EU quotas for Netflix widely criticised

On-demand digital services like Netflix and Amazon face a call that at least 20 per cent of the catalogues they offer to EU subscribers should be made in Europe.

By Martin Banks

Martin Banks is a senior reporter at the Parliament Magazine

25 May 2016

The European Commission has also proposed that the programming must be given "good visibility". 

A raft of proposals unveiled on Wednesday mean that the new wave of digital and on-demand and streaming services would have to adhere to the same, or similar, commitments that traditional TV broadcasters are forced to follow in Europe.

Currently, European TV broadcasters invest about 20 per cent of their revenues in original content and on demand providers less than one per cent.


The Commission wants TV broadcasters to continue to dedicate at least half of viewing time to European works and will oblige on demand providers to ensure that they have at least a 20 per cent share of European content in their catalogues.

"These percentages are not going to represent a major effort," said Günther Oettinger, the Commissioner responsible for Europe's digital single market. "We are providing a certain degree of security for the European film industry."

The German official told a news conference in Brussels said the proposal would have a "positive impact on cultural diversity and bring more opportunities for European creators."

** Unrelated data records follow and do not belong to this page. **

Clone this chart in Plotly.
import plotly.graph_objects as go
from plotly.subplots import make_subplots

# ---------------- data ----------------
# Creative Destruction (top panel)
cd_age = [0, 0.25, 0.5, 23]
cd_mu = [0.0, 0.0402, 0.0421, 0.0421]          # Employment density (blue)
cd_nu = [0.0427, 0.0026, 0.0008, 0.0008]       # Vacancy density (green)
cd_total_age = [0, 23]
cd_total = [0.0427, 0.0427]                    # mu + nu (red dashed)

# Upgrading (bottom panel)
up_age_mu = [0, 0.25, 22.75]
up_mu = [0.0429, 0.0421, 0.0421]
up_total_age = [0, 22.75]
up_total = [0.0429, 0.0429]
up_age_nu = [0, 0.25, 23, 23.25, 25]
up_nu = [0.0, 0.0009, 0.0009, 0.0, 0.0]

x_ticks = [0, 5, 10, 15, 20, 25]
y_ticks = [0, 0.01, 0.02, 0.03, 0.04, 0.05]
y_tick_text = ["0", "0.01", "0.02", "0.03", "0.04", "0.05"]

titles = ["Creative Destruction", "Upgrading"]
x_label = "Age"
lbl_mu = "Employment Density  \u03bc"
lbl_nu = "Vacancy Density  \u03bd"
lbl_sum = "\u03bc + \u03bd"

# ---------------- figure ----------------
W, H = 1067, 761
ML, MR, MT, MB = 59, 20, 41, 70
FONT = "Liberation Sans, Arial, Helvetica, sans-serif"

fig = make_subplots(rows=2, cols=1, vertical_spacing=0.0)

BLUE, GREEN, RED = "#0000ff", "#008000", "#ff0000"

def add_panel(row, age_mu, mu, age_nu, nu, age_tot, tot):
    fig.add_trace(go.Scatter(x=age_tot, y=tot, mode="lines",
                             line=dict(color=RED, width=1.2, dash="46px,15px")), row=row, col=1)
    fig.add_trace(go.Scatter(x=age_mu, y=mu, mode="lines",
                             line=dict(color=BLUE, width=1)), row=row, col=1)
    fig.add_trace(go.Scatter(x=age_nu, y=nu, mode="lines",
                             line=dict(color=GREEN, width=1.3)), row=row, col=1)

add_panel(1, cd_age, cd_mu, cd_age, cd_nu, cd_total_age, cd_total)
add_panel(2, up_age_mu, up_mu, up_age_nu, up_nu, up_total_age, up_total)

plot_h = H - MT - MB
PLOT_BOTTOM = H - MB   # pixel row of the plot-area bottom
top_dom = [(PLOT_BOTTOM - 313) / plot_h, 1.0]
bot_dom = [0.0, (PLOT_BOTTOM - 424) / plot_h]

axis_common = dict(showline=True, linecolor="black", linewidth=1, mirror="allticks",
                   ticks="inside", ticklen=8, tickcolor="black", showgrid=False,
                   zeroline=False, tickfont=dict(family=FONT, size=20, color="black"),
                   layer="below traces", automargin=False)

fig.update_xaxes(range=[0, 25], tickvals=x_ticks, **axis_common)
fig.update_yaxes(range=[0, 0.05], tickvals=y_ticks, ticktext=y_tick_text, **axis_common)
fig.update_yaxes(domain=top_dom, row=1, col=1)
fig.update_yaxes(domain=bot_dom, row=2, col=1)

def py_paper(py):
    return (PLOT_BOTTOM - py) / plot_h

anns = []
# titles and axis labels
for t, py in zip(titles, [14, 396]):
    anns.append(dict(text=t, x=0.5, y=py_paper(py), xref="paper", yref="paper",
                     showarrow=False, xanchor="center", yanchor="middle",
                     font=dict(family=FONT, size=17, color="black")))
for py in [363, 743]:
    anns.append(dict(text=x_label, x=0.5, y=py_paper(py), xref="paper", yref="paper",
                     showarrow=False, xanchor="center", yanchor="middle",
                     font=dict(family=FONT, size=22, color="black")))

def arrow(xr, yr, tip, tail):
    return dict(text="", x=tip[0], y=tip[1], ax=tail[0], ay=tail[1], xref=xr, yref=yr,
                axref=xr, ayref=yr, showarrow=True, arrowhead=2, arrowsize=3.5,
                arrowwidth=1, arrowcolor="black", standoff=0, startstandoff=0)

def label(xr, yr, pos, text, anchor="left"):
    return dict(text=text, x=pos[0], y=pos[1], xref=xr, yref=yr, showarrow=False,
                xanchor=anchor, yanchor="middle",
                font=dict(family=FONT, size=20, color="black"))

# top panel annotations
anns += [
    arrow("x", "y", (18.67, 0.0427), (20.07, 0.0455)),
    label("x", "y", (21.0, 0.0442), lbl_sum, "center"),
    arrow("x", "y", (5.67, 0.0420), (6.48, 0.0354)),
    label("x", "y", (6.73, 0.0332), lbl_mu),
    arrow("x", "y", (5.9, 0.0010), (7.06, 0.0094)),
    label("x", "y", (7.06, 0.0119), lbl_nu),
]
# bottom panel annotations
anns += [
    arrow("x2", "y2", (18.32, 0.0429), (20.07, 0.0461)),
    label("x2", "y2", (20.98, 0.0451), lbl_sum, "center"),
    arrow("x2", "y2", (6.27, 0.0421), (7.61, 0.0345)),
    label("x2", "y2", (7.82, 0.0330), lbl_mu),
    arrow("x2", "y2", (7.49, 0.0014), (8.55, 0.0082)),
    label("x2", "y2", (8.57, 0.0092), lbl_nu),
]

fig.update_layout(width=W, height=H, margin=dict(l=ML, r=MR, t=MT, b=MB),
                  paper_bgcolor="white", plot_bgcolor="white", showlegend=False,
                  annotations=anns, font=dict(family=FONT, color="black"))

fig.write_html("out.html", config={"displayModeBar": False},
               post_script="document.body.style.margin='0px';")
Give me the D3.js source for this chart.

He added, "This is also all about trying to create a European identity."

"The way we watch TV or videos may change, but our values don't," he added.

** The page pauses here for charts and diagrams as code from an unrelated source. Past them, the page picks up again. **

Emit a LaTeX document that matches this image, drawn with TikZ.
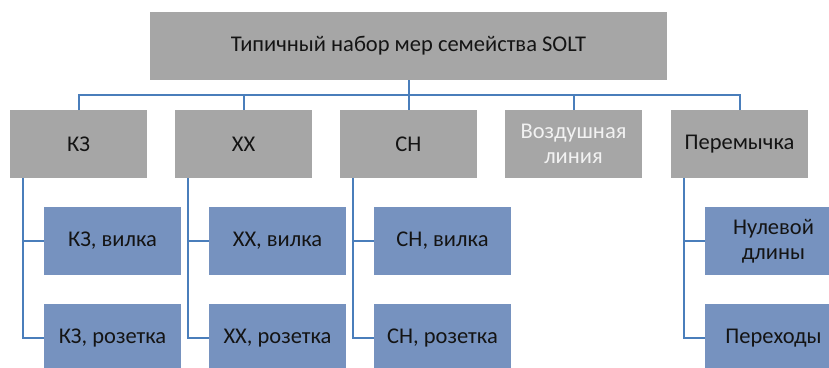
\documentclass[tikz,border=0pt]{standalone}
\usepackage{fontspec}
\setmainfont{Carlito}
\definecolor{boxgray}{HTML}{A6A6A6}
\definecolor{boxblue}{HTML}{7692BF}
\definecolor{linkblue}{HTML}{4A7EBB}
\definecolor{txtdark}{HTML}{141414}
\begin{document}
\begin{tikzpicture}[x=1pt,y=-1pt,
  every node/.style={inner sep=0pt,outer sep=0pt,align=center,
    font=\fontsize{22.5}{25}\selectfont,text=txtdark},
  topbox/.style={fill=boxgray,minimum width=517pt,minimum height=68pt},
  grbox/.style={fill=boxgray,minimum width=137pt,minimum height=68pt},
  blbox/.style={fill=boxblue,minimum width=137pt,minimum height=68pt},
  link/.style={draw=linkblue,line width=2pt}]
\useasboundingbox (0,0) rectangle (829,367);
\begin{scope}
\clip (0,0) rectangle (829,367);
\node[topbox] (top) at (408.5,46) {Типичный набор мер семейства SOLT};
\node[grbox] (kz) at (78.5,144) {КЗ};
\node[grbox] (xx) at (243.5,144) {ХХ};
\node[grbox] (ch) at (408.5,144) {СН};
\node[grbox,text=white!95!black] (vl) at (573.5,144) {Воздушная\\линия};
\node[grbox] (pm) at (739.5,144) {Перемычка};
\node[blbox] (kzv) at (112.5,241) {КЗ, вилка};
\node[blbox] (kzr) at (112.5,338) {КЗ, розетка};
\node[blbox] (xxv) at (277.5,241) {ХХ, вилка};
\node[blbox] (xxr) at (277.5,338) {ХХ, розетка};
\node[blbox] (chv) at (442.5,241) {СН, вилка};
\node[blbox] (chr) at (442.5,338) {СН, розетка};
\node[blbox] (pmn) at (773.5,241) {Нулевой\\длины};
\node[blbox] (pmp) at (773.5,338) {Переходы};
\coordinate (bus) at (0,95);
\draw[link] (top.south) -- (top.south |- bus);
\draw[link] (kz.north) |- (bus -| xx.north) -- (xx.north);
\draw[link] (bus -| xx.north) -- (bus -| ch.north) -- (ch.north);
\draw[link] (bus -| ch.north) -| (vl.north);
\draw[link] (bus -| vl.north) -| (pm.north);
\foreach \p/\a/\b in {kz/kzv/kzr, xx/xxv/xxr, ch/chv/chr, pm/pmn/pmp}{
  \draw[link] ([xshift=13pt]\p.south west) |- (\b.west);
  \draw[link] ([xshift=13pt]\p.south west) |- (\a.west);
}
\end{scope}
\end{tikzpicture}
\end{document}
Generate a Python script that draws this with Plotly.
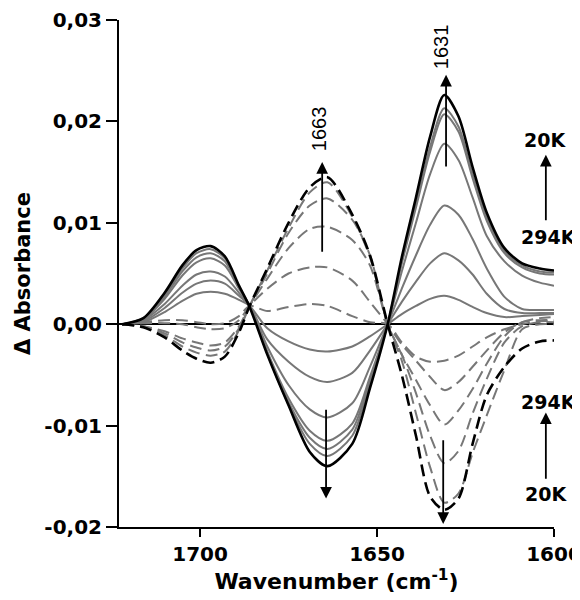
import plotly.graph_objects as go

# Wavenumber grid (cm-1)
wavenumber = [1722, 1716, 1710, 1705, 1701, 1697, 1693, 1689, 1686, 1681, 1675, 1669, 1664,
              1657, 1652, 1647, 1643, 1639, 1635, 1631, 1627, 1623, 1619, 1614, 1609, 1604, 1600]

# Solid curves (S1 = 20K darkest ... S7 = 294K lightest)
S1 = [0, 0.0006, 0.0031, 0.0058, 0.0073, 0.0077, 0.0067, 0.0038, 0.0017, -0.0030, -0.0080, -0.0126, -0.0140,
      -0.0118, -0.0063, 0, 0.0066, 0.0125, 0.0185, 0.0226, 0.0205, 0.0155, 0.0110, 0.0075, 0.0060, 0.0055, 0.0053]
S2 = [0, 0.0006, 0.0029, 0.0055, 0.0070, 0.0074, 0.0065, 0.0037, 0.0018, -0.0029, -0.0079, -0.0118, -0.0130,
      -0.0110, -0.0058, 0, 0.0062, 0.0118, 0.0175, 0.0213, 0.0195, 0.0148, 0.0105, 0.0072, 0.0058, 0.0052, 0.0051]
S3 = [0, 0.0005, 0.0027, 0.0052, 0.0066, 0.0070, 0.0062, 0.0036, 0.0018, -0.0028, -0.0077, -0.0112, -0.0123,
      -0.0104, -0.0055, 0, 0.0060, 0.0115, 0.0170, 0.0207, 0.0190, 0.0144, 0.0102, 0.0070, 0.0056, 0.0050, 0.0049]
S4 = [0, 0.0005, 0.0025, 0.0048, 0.0061, 0.0065, 0.0058, 0.0035, 0.0018, -0.0027, -0.0073, -0.0105, -0.0115,
      -0.0098, -0.0052, 0, 0.0052, 0.0100, 0.0148, 0.0178, 0.0162, 0.0125, 0.0087, 0.0062, 0.0048, 0.0041, 0.0038]
S5 = [0, 0.0004, 0.0020, 0.0038, 0.0049, 0.0052, 0.0047, 0.0031, 0.0018, -0.0022, -0.0060, -0.0084, -0.0092,
      -0.0078, -0.0042, 0, 0.0035, 0.0068, 0.0098, 0.0117, 0.0108, 0.0084, 0.0055, 0.0027, 0.0015, 0.0014, 0.0014]
S6 = [0, 0.0003, 0.0016, 0.0031, 0.0040, 0.0043, 0.0040, 0.0028, 0.0018, -0.0015, -0.0037, -0.0052, -0.0057,
      -0.0048, -0.0026, 0, 0.0022, 0.0042, 0.0060, 0.0070, 0.0063, 0.0049, 0.0030, 0.0015, 0.0011, 0.0011, 0.0011]
S7 = [0, 0.0002, 0.0012, 0.0023, 0.0030, 0.0032, 0.0030, 0.0024, 0.0018, -0.0004, -0.0017, -0.0025, -0.0027,
      -0.0022, -0.0012, 0, 0.0010, 0.0018, 0.0025, 0.0028, 0.0024, 0.0017, 0.0011, 0.0007, 0.0008, 0.0009, 0.0010]

# Dashed curves (D1 = 20K darkest ... D6 = 294K lightest)
D1 = [0, -0.0003, -0.0013, -0.0026, -0.0034, -0.0038, -0.0032, -0.0008, 0.0018, 0.0055, 0.0100, 0.0135, 0.0145,
      0.0108, 0.0068, 0, -0.0050, -0.0110, -0.0170, -0.0183, -0.0172, -0.0118, -0.0070, -0.0042, -0.0024, -0.0017, -0.0016]
D2 = [0, -0.0003, -0.0011, -0.0022, -0.0028, -0.0031, -0.0027, -0.0006, 0.0018, 0.0053, 0.0095, 0.0130, 0.0140,
      0.0106, 0.0066, 0, -0.0036, -0.0088, -0.0141, -0.0176, -0.0167, -0.0127, -0.0090, -0.0045, -0.0005, 0.0000, 0.0000]
D3 = [0, -0.0002, -0.0009, -0.0018, -0.0023, -0.0026, -0.0022, -0.0004, 0.0018, 0.0050, 0.0090, 0.0117, 0.0124,
      0.0103, 0.0068, 0, -0.0030, -0.0068, -0.0110, -0.0137, -0.0125, -0.0088, -0.0054, -0.0018, -0.0002, 0.0002, 0.0002]
D4 = [0, -0.0002, -0.0007, -0.0014, -0.0018, -0.0021, -0.0018, -0.0002, 0.0018, 0.0045, 0.0075, 0.0094, 0.0096,
      0.0083, 0.0058, 0, -0.0030, -0.0055, -0.0080, -0.0099, -0.0085, -0.0064, -0.0039, -0.0012, 0.0002, 0.0004, 0.0004]
D5 = [0, 0.0001, 0.0001, 0.0000, -0.0003, -0.0005, -0.0004, 0.0004, 0.0018, 0.0035, 0.0050, 0.0056, 0.0056,
      0.0043, 0.0022, 0, -0.0020, -0.0036, -0.0052, -0.0065, -0.0057, -0.0042, -0.0026, -0.0008, 0.0002, 0.0006, 0.0007]
D6 = [0, 0.0002, 0.0004, 0.0004, 0.0002, 0.0000, 0.0001, 0.0008, 0.0018, 0.0013, 0.0017, 0.0020, 0.0018,
      0.0008, 0.0002, 0, -0.0018, -0.0032, -0.0037, -0.0036, -0.0031, -0.0022, -0.0013, -0.0005, 0.0000, 0.0003, 0.0003]

y_tick_vals = [0.03, 0.02, 0.01, 0.0, -0.01, -0.02]
y_tick_text = ["0,03", "0,02", "0,01", "0,00", "-0,01", "-0,02"]
x_tick_vals = [1700, 1650, 1600]
x_tick_text = ["1700", "1650", "1600"]

GRAY = "#777777"
BLACK = "#000000"
DASH = "12px,6px"

fig = go.Figure()

gray_dashed = [D2, D3, D4, D5, D6]
gray_solid = [S2, S3, S4, S5, S6, S7]

for ys in gray_dashed:
    fig.add_trace(go.Scatter(x=wavenumber, y=ys, mode="lines",
                             line=dict(color=GRAY, width=2, dash=DASH, shape="spline", smoothing=0.8),
                             showlegend=False, hoverinfo="skip"))
for ys in gray_solid:
    fig.add_trace(go.Scatter(x=wavenumber, y=ys, mode="lines",
                             line=dict(color=GRAY, width=2, shape="spline", smoothing=0.8),
                             showlegend=False, hoverinfo="skip"))
fig.add_trace(go.Scatter(x=wavenumber, y=D1, mode="lines",
                         line=dict(color=BLACK, width=2.6, dash=DASH, shape="spline", smoothing=0.8),
                         showlegend=False, hoverinfo="skip"))
fig.add_trace(go.Scatter(x=wavenumber, y=S1, mode="lines",
                         line=dict(color=BLACK, width=2.6, shape="spline", smoothing=0.8),
                         showlegend=False, hoverinfo="skip"))

BOLD = dict(family="DejaVu Sans", size=20, color="black", weight="bold")

# page body has an 8px margin, so the figure is sized/offset to compensate
fig.update_layout(
    width=572, height=592,
    margin=dict(l=111, r=26, t=12, b=73, autoexpand=False),
    paper_bgcolor="white", plot_bgcolor="white",
    xaxis=dict(range=[1722.9, 1600], tickvals=x_tick_vals, ticktext=x_tick_text,
               ticks="outside", ticklen=8, tickwidth=2, tickcolor="black",
               ticklabeloverflow="allow",
               showline=True, linewidth=2, linecolor="black", showgrid=False, zeroline=False,
               tickfont=BOLD, automargin=False,
               title=dict(text="Wavenumber (cm<sup>-1</sup>)",
                          font=dict(family="DejaVu Sans", size=22, color="black", weight="bold"),
                          standoff=6)),
    yaxis=dict(range=[-0.02, 0.03], tickvals=y_tick_vals, ticktext=y_tick_text,
               ticks="outside", ticklen=11, tickwidth=2, tickcolor="black",
               showline=True, linewidth=2, linecolor="black", showgrid=False,
               zeroline=True, zerolinecolor="black", zerolinewidth=2,
               tickfont=BOLD, automargin=False,
               title=dict(text="Δ Absorbance",
                          font=dict(family="DejaVu Sans", size=21, color="black", weight="bold"),
                          standoff=8)),
)

NUM_FONT = dict(family="Liberation Sans, Arial", size=20, color="black")
LBL_FONT = dict(family="DejaVu Sans", size=19, color="black", weight="bold")

# peak arrows (tip, tail)
arrows = [
    (1665.5, 0.0160, 1665.5, 0.0070),
    (1630.5, 0.0246, 1630.5, 0.0154),
    (1664.4, -0.0172, 1664.4, -0.0083),
    (1631.3, -0.0197, 1631.3, -0.0113),
    (1602.3, 0.0167, 1602.3, 0.0101),
    (1602.3, -0.0087, 1602.3, -0.0154),
]
for x, y, ax, ay in arrows:
    fig.add_annotation(x=x, y=y, ax=ax, ay=ay, xref="x", yref="y", axref="x", ayref="y",
                       text="", showarrow=True, arrowhead=2, arrowsize=1.3, arrowwidth=1.8,
                       arrowcolor="black")

fig.add_annotation(x=1666.5, y=0.0193, text="1663", textangle=-90, showarrow=False, font=NUM_FONT)
fig.add_annotation(x=1631.7, y=0.0274, text="1631", textangle=-90, showarrow=False, font=NUM_FONT)

fig.add_annotation(x=1602.5, y=0.0182, text="20K", showarrow=False, font=LBL_FONT)
fig.add_annotation(x=1601.4, y=0.0086, text="294K", showarrow=False, font=LBL_FONT)
fig.add_annotation(x=1601.4, y=-0.0077, text="294K", showarrow=False, font=LBL_FONT)
fig.add_annotation(x=1602.3, y=-0.0167, text="20K", showarrow=False, font=LBL_FONT)

fig.write_html("out.html")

But Paul Nuttall, UKIP deputy leader, criticised the quota system, telling this website, "This is just regulation for regulation's sake. Netflix themselves have said that they are pushing more and more 'home-grown' material without this regulation so why on earth is the EU getting involved?"

"Millions of British people have managed to enjoy Netflix and other streaming services perfectly well up until now and I'm sure the percentage of 'European content' will matter very little to people wanting to relax after work and enjoy some television, European or otherwise." 

For television, the new proposals would boost the powers of audiovisual regulators, making sure they are independent from government and industry, and give broadcasters new flexibility in the way they screen advertising.

The Commission says there are cultural benefits to the move, which would affect Netflix and Amazon Prime Video.

Fighting the dominance of Hollywood is a major priority for France, which has for years subsidised its own national film industry through a special tax on privately owned broadcasters that rely heavily on US-made content.

In addition, the EU hopes to tax US web streamers in order to help fund European movies and TV shows.

According to a study provided by the Commission, Netflix already devote 21 per cent of their film catalogue to content from the EU.

The call for quotas is part of a proposed update to the EU's audiovisual media services directive. 

Other measures include a requirement that video-sharing platforms including YouTube adopt "better" measures to protect minors from violent content and people of all ages from clips that act as an incitement to hatred.

The proposals also include a call for the creation of new symbols or phrases that would warn viewers of potentially harmful video content - such as bad language, sex or drugs - that would be used across the EU by both broadcasters and internet-based platforms

The Commission also says TV broadcasters should have more flexibility as to when they show adverts.

It is the demand for quotas, though, that has attracted most reaction.

Alice Enders, from the media consultancy Enders Analysis, said the decision to table the proposals was "driven by the core problem that the EU identified 40 years ago, that the Hollywood studios and other US producers dominate global box office and broadcasting because they have scale that cannot be achieved in a fragmented EU."

"It does send out an important signal to Netflix and others.

"But let's face it, the online services could meet the 20 per cent quota by loading up themselves with lots of rubbish French, Italian, Spanish and whatever content. 

"Or they could simply remove some of their lesser-watched non-EU material."

The quota plan is not popular in the industry and was immediately criticised by some.

"Cultural quotas are outdated and unnecessary - video-on-demand providers are already investing heavily into European local content," said James Waterworth, Vice President of Europe operations for CCIA, the computer and internet industry association.

Netflix has said it is against quotas or making contributions to film subsidies, instead putting a priority on developing its own content, including in Europe.

Netflix said it already devotes more than a fifth of its catalogue to European content.